>> BEGIN SOURCE DATA
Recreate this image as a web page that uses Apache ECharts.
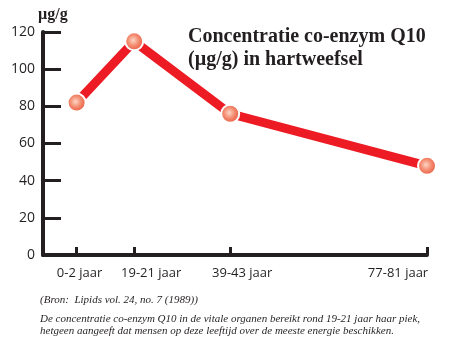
<!DOCTYPE html>
<html>
<head>
<meta charset="utf-8">
<script src="https://cdn.jsdelivr.net/npm/echarts@6/dist/echarts.min.js"></script>
<style>
  html, body { margin: 0; padding: 0; background: #fff; }
  #chart { width: 455px; height: 340px; }
</style>
</head>
<body>
<div id="chart"></div>
<script>
// Age groups, their positions along the age axis, and CoQ10 concentration (µg/g)
const ageGroups = ['0-2 jaar', '19-21 jaar', '39-43 jaar', '77-81 jaar'];
const agePositions = [3.5, 9.5, 19.5, 40];
const concentration = [82, 115, 76, 48];
const yTicks = [0, 20, 40, 60, 80, 100, 120];

const titleLines = ['Concentratie co-enzym Q10', '(\u00b5g/g) in hartweefsel'];
const unitLabel = '\u00b5g/g';
const sourceNote = '(Bron:  Lipids vol. 24, no. 7 (1989))';
const captionLines = [
  'De concentratie co-enzym Q10 in de vitale organen bereikt rond 19-21 jaar haar piek,',
  'hetgeen aangeeft dat mensen op deze leeftijd over de meeste energie beschikken.'
];

const ink = '#231f20';
const labelShift = [{ padding: [0, 0, 0, 6] }, { padding: [0, 0, 0, 34] }, { padding: [0, 0, 0, 24] }, { padding: [0, 58, 0, 0] }];
const rich = {};
labelShift.forEach((s, i) => { rich['l' + i] = Object.assign({ fontFamily: 'Open Sans', fontSize: 13, color: ink }, s); });

const chart = echarts.init(document.getElementById('chart'), null, { renderer: 'canvas' });
chart.setOption({
  animation: false,
  backgroundColor: '#fff',
  grid: { left: 43, right: 28, top: 32, bottom: 85 },
  xAxis: {
    type: 'value',
    min: 0,
    max: 40,
    axisLine: { show: true, lineStyle: { color: ink, width: 4 } },
    axisTick: { show: true, inside: true, length: 8, lineStyle: { color: ink, width: 3 }, customValues: agePositions },
    axisLabel: {
      customValues: agePositions,
      margin: 12,
      formatter: v => {
        const i = agePositions.indexOf(v);
        return i < 0 ? '' : '{l' + i + '|' + ageGroups[i] + '}';
      },
      rich: rich
    },
    splitLine: { show: false }
  },
  yAxis: {
    type: 'value',
    min: yTicks[0],
    max: yTicks[yTicks.length - 1],
    interval: 20,
    axisLine: { show: true, lineStyle: { color: ink, width: 4 } },
    axisTick: { show: true, inside: true, length: 18, lineStyle: { color: ink, width: 3 } },
    axisLabel: { color: ink, fontFamily: 'Open Sans', fontSize: 14, margin: 8 },
    splitLine: { show: false }
  },
  series: [{
    type: 'line',
    data: agePositions.map((x, i) => [x, concentration[i]]),
    lineStyle: { color: '#ed1c24', width: 9 },
    symbol: 'circle',
    symbolSize: 18,
    itemStyle: {
      color: {
        type: 'radial', x: 0.45, y: 0.45, r: 0.6,
        colorStops: [
          { offset: 0, color: '#fcd5c4' },
          { offset: 0.45, color: '#f48c70' },
          { offset: 1, color: '#e64d35' }
        ]
      },
      borderColor: '#fff',
      borderWidth: 2
    },
    z: 3
  }],
  graphic: [
    { type: 'text', left: 38, top: 7, style: { text: unitLabel, font: 'bold 16px "Liberation Serif"', fill: ink } },
    { type: 'text', left: 188, top: 25, style: { text: titleLines.join('\n'), font: 'bold 20px "Liberation Serif"', lineHeight: 23, fill: ink } },
    { type: 'text', left: 40, top: 295, style: { text: sourceNote, font: 'italic 11px "Liberation Serif"', fill: ink } },
    { type: 'text', left: 40, top: 313, style: { text: captionLines.join('\n'), font: 'italic 11px "Liberation Serif"', lineHeight: 12, fill: ink } }
  ]
});
</script>
</body>
</html>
>> END SOURCE DATA
Leave out the pictures and give the listing above again exactly.

Recreate this image as a web page that uses Apache ECharts.
<!DOCTYPE html>
<html>
<head>
<meta charset="utf-8">
<script src="https://cdn.jsdelivr.net/npm/echarts@6/dist/echarts.min.js"></script>
<style>
  html, body { margin: 0; padding: 0; background: #fff; }
  #chart { width: 455px; height: 340px; }
</style>
</head>
<body>
<div id="chart"></div>
<script>
// Age groups, their positions along the age axis, and CoQ10 concentration (µg/g)
const ageGroups = ['0-2 jaar', '19-21 jaar', '39-43 jaar', '77-81 jaar'];
const agePositions = [3.5, 9.5, 19.5, 40];
const concentration = [82, 115, 76, 48];
const yTicks = [0, 20, 40, 60, 80, 100, 120];

const titleLines = ['Concentratie co-enzym Q10', '(\u00b5g/g) in hartweefsel'];
const unitLabel = '\u00b5g/g';
const sourceNote = '(Bron:  Lipids vol. 24, no. 7 (1989))';
const captionLines = [
  'De concentratie co-enzym Q10 in de vitale organen bereikt rond 19-21 jaar haar piek,',
  'hetgeen aangeeft dat mensen op deze leeftijd over de meeste energie beschikken.'
];

const ink = '#231f20';
const labelShift = [{ padding: [0, 0, 0, 6] }, { padding: [0, 0, 0, 34] }, { padding: [0, 0, 0, 24] }, { padding: [0, 58, 0, 0] }];
const rich = {};
labelShift.forEach((s, i) => { rich['l' + i] = Object.assign({ fontFamily: 'Open Sans', fontSize: 13, color: ink }, s); });

const chart = echarts.init(document.getElementById('chart'), null, { renderer: 'canvas' });
chart.setOption({
  animation: false,
  backgroundColor: '#fff',
  grid: { left: 43, right: 28, top: 32, bottom: 85 },
  xAxis: {
    type: 'value',
    min: 0,
    max: 40,
    axisLine: { show: true, lineStyle: { color: ink, width: 4 } },
    axisTick: { show: true, inside: true, length: 8, lineStyle: { color: ink, width: 3 }, customValues: agePositions },
    axisLabel: {
      customValues: agePositions,
      margin: 12,
      formatter: v => {
        const i = agePositions.indexOf(v);
        return i < 0 ? '' : '{l' + i + '|' + ageGroups[i] + '}';
      },
      rich: rich
    },
    splitLine: { show: false }
  },
  yAxis: {
    type: 'value',
    min: yTicks[0],
    max: yTicks[yTicks.length - 1],
    interval: 20,
    axisLine: { show: true, lineStyle: { color: ink, width: 4 } },
    axisTick: { show: true, inside: true, length: 18, lineStyle: { color: ink, width: 3 } },
    axisLabel: { color: ink, fontFamily: 'Open Sans', fontSize: 14, margin: 8 },
    splitLine: { show: false }
  },
  series: [{
    type: 'line',
    data: agePositions.map((x, i) => [x, concentration[i]]),
    lineStyle: { color: '#ed1c24', width: 9 },
    symbol: 'circle',
    symbolSize: 18,
    itemStyle: {
      color: {
        type: 'radial', x: 0.45, y: 0.45, r: 0.6,
        colorStops: [
          { offset: 0, color: '#fcd5c4' },
          { offset: 0.45, color: '#f48c70' },
          { offset: 1, color: '#e64d35' }
        ]
      },
      borderColor: '#fff',
      borderWidth: 2
    },
    z: 3
  }],
  graphic: [
    { type: 'text', left: 38, top: 7, style: { text: unitLabel, font: 'bold 16px "Liberation Serif"', fill: ink } },
    { type: 'text', left: 188, top: 25, style: { text: titleLines.join('\n'), font: 'bold 20px "Liberation Serif"', lineHeight: 23, fill: ink } },
    { type: 'text', left: 40, top: 295, style: { text: sourceNote, font: 'italic 11px "Liberation Serif"', fill: ink } },
    { type: 'text', left: 40, top: 313, style: { text: captionLines.join('\n'), font: 'italic 11px "Liberation Serif"', lineHeight: 12, fill: ink } }
  ]
});
</script>
</body>
</html>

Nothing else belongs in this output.